Le Professeur El Asri conclut en appelant à un dialogue exigeant qui ne reste pas à la surface, mais  ose poser les questions difficiles. Il  invite l’auditoire à reconnaître les zones d’inconfort dans leurs propres croyances et pratiques. Un des moments marquants de son intervention a été lorsqu’il a donné l’exemple d’un acteur religieux qui, confronté à une question délicate sur la tension entre des référentiels théologiques et les droits de l’Homme contemporains, a eu l’honnêteté de dire : « Je n’ai pas de réponse à cela. Cela me met mal à l’aise, mais je continue à y réfléchir. » Pour le Pr El Asri, cet aveu de vulnérabilité est l’un des plus beaux cadeaux qu’on puisse faire dans le dialogue : reconnaître que l’on ne sait pas tout et que certaines questions restent sans réponse.

Il insiste sur l’importance d’un retour aux sources, pour que chaque acteur du dialogue soit conscient des principes sur lesquels il se fonde et des éléments non négociables dans sa tradition. C’est seulement à partir de cette honnêteté intellectuelle et spirituelle que le dialogue interreligieux peut véritablement progresser.


Un public engagé, en présentiel et en ligne

Cette conférence de haute tenue a suscité un grand intérêt, attirant une cinquantaine de personnes en présentiel à l’Institut Al Mowafaqa. Par ailleurs, environ 70 connexions en ligne ont été enregistrées, dont plusieurs provenaient de communautés connectées collectivement, portant à près d’une centaine le nombre total de participants en ligne.

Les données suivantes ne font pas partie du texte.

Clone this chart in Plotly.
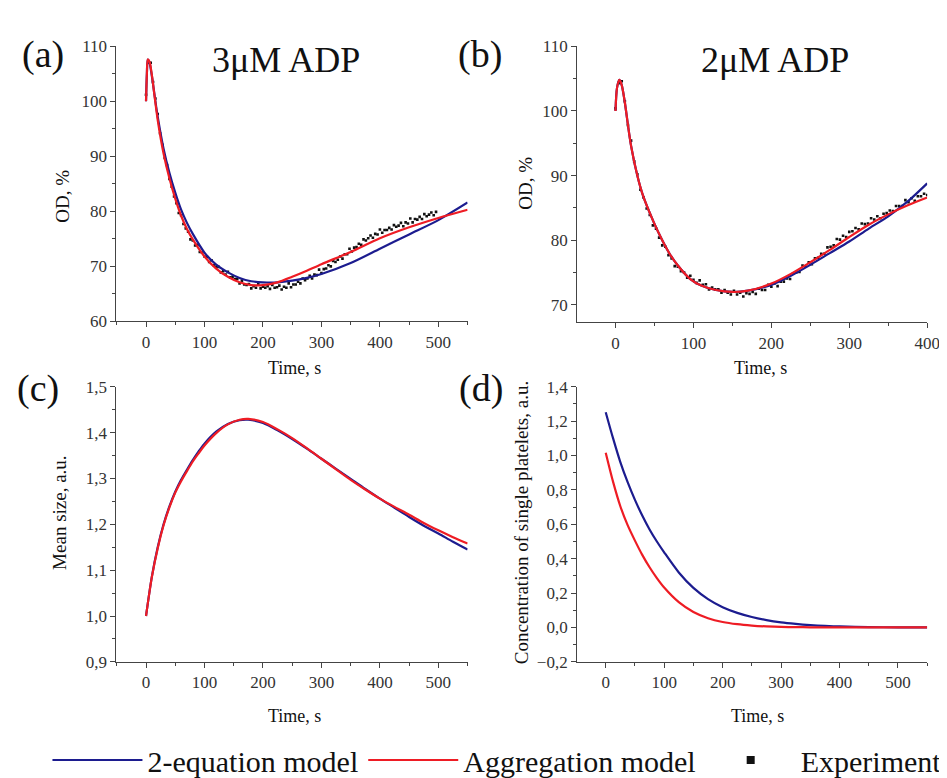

Cette forte participation témoigne de l’importance du sujet et de l’engagement des différents acteurs religieux et culturels dans la recherche de voies de dialogue authentiques et constructives.

Le Pr Farid El Asri, par son approche, a su captiver et inspirer son auditoire, ouvrant la voie à des échanges riches et prometteurs pour l’avenir du dialogue interreligieux.